As falas de Bolsonaro, de tão geladas e desumanas, parecem saídas
do livro de contos “O cobrador”, do saudoso Rubem Fonseca

Na coxia de cada teatral polêmica que Bolsonaro levanta, estão a intenção e a estratégia protelatórias. Assim, na semana passada, ele veio com mais um desatino, e isso em um instante no qual os brasileiros estão sob a ameaça de um inimigo invisível. O presidente decretou o início dos estudos visando a conceder à iniciativa privada as Unidades Básicas de Saúde. O decreto significava dar o primeiro passo na direção da privatização do SUS — é mais ou menos como privatizar o ar que respiramos. Despencou sobre Bolsonaro uma avalanche de críticas (de médicos, cientistas, juristas e políticos), e ele, no seu estilo vaivém, voltou atrás em vinte e quatro horas: acerta quem pensar que, dessa forma, ganhou mais dia de distanciamento na concentração de esforços pela vacina.

POLÊMICA Depois de pressionado, Barra Torres, da Anvisa, liberou os insumos (Crédito:Divulgação)

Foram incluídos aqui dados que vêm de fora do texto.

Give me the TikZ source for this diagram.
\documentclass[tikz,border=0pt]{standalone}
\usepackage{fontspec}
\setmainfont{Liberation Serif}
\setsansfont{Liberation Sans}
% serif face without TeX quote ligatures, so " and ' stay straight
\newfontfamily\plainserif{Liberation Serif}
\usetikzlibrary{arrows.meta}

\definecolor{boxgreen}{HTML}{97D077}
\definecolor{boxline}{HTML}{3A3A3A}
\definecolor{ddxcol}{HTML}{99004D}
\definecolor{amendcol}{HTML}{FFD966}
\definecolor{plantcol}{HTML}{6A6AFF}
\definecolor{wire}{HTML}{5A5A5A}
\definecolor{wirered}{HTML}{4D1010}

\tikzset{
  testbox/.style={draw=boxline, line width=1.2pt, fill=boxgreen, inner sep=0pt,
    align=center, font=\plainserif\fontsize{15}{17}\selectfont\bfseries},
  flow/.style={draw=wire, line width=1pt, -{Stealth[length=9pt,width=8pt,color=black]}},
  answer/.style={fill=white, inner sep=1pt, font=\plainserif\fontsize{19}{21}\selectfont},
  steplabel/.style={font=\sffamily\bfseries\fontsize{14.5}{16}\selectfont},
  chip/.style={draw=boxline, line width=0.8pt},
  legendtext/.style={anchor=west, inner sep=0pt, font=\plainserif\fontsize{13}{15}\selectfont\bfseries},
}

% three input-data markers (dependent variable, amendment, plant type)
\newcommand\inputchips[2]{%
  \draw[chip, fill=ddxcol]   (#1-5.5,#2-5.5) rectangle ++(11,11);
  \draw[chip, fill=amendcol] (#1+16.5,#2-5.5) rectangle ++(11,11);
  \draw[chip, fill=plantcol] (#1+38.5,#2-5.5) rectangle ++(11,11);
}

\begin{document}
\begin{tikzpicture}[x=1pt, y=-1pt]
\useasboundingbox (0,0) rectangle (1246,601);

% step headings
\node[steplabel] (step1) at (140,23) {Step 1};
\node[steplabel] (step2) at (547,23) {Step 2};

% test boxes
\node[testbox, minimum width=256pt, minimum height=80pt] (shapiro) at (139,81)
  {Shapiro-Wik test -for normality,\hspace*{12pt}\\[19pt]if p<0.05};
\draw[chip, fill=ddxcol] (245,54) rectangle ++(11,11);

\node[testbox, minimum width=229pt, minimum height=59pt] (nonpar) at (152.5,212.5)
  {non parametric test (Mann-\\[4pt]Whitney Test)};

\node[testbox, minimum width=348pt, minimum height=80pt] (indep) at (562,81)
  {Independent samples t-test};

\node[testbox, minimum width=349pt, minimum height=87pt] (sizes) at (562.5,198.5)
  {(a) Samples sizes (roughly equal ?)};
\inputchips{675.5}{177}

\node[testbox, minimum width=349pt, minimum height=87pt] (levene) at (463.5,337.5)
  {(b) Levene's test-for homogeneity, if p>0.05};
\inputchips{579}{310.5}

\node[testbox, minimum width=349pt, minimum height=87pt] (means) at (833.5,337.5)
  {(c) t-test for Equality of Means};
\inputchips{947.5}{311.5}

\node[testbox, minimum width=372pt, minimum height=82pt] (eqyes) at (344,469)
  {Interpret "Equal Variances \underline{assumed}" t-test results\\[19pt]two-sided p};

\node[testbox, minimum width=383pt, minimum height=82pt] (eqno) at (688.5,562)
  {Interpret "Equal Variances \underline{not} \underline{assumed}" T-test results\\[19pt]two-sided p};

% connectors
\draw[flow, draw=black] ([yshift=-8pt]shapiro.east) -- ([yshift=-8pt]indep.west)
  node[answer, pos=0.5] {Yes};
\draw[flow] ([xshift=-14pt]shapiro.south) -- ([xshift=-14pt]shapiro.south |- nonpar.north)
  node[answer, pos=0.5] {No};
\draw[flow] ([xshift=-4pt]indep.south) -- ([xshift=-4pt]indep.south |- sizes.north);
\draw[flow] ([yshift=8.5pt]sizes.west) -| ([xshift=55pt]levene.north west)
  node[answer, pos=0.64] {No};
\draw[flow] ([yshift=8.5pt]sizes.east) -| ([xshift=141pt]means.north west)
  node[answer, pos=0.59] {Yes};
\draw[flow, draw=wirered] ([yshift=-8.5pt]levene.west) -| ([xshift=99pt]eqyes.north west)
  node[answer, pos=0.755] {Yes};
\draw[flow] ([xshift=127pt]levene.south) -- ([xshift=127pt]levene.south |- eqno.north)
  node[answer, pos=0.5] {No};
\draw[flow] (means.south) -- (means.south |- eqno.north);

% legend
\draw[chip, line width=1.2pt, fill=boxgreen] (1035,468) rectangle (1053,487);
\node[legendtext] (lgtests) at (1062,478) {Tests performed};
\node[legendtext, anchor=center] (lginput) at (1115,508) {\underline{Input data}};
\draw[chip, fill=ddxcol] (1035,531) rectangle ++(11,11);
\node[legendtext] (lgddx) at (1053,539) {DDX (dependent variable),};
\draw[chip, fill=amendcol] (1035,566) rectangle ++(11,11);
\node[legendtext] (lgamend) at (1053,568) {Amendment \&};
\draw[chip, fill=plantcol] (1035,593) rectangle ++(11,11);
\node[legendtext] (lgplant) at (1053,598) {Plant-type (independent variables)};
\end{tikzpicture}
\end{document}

O capitão sabe como mudar o foco quando os seus valores ideológicos passam a ser indefensáveis, feito o princípio de que não precisa vacina porque “todo nós temos mesmo de morrer um dia” (é ou não é um caso grave de casa de custódia?). Afinal, para o presidente, “vacinação obrigatória somente para o meu cachorro” — fazemos, aqui, a ressalva de que cães têm mesmo de serem vacinados contra doenças que podem lesá-los, o que não significa deixar de lado a vacinação humana. “Uma vacina com eficácia diminui a circulação do vírus, a ocorrência de casos graves e, consequentemente, o número de mortes”, afirma o infectologista Jean Gorinchteyn, secretário de Saúde do Estado de São Paulo. “Precisamos de uma vacina já que o coronavírus veio para ficar”.

O governo federal e a Anvisa não apenas retardaram o processo como tentaram fazer com que se consolidasse no Brasil uma espécie de estado de não vacina. O diretor-presidente do órgão é o contra-almirante Antonio Barra Torres, entusiasta da cloroquina (cuja eficácia faz-se nula). Para William Dib, ex-presidente da agência, a Anvisa está hoje a “serviço do governo”. De um governo propagador de asnices, e eis mais uma delas advinda de Bolsonaro: “é melhor descobrir a cura da pandemia do que mover esforços para a vacinação”. Não adianta correr para avisá-lo de que pandemias não têm curas na história da humanidade, e somente vacinas as eliminam. Ele jamais vai ouvir. E, se ouvir, certamente não entenderá absolutamente nada.